The real kicker, of course, is the tossed-off “that actually relates to me.” Iggy Azalea does not understand why Banks, and others on social media, would bring her into the conversation about a racially motivated police killing in Staten Island. Iggy Azalea feels unfairly targeted. Because in her mind, Iggy Azalea had nothing to do with it.
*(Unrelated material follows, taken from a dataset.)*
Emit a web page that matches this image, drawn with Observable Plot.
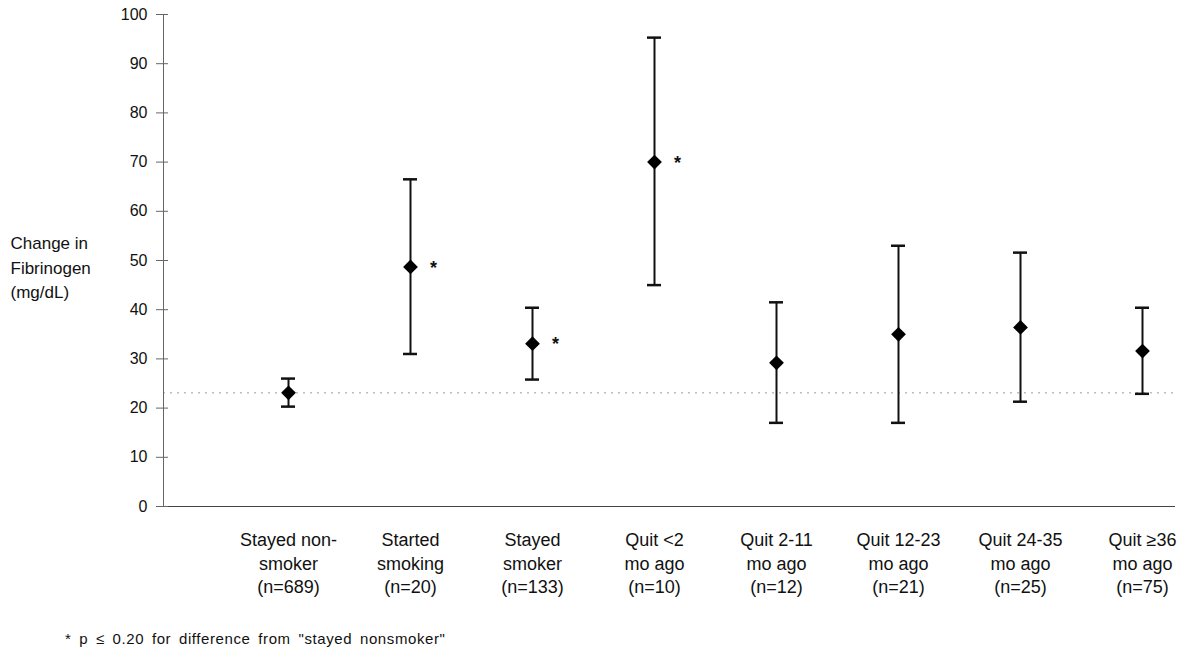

The problem is not that Azalea is a racist. It’s more that she seems so self-absorbed. The root of her cultural appropriation is her deeply held belief that she’s allowed to do whatever she needs to in order to succeed. And she lives with it by convincing herself—a starlet with two chart-topping songs and 3.34 million Twitter followers—that she can somehow wash her hands of responsibility for racial stereotypes she buys into and perpetuates for profit, daily. She has an incredible platform, and she can’t even get a link right. And while that might, to her mind, make her “fancy,” or “the realest,” it is, in fact, incredibly humdrum—the banality of passing the buck, the easiest of all political activities. “It’s embarrassing of T.I. to put Iggy on a song called “No Mediocre,” because she is the definition of mediocrity,” wrote Lambert of Azalea. “Iggy raps, but she never says anything.”
It’s not art; it’s commerce. But Azalea’s too busy making money to stand for anything. And while maybe we shouldn’t expect much from 23-year-old pop stars, when it’s true that even Macklemore showed up to protest, it seems like Azalea could take a break from self-absorption for the decency of googling, at least, what today’s protest was about.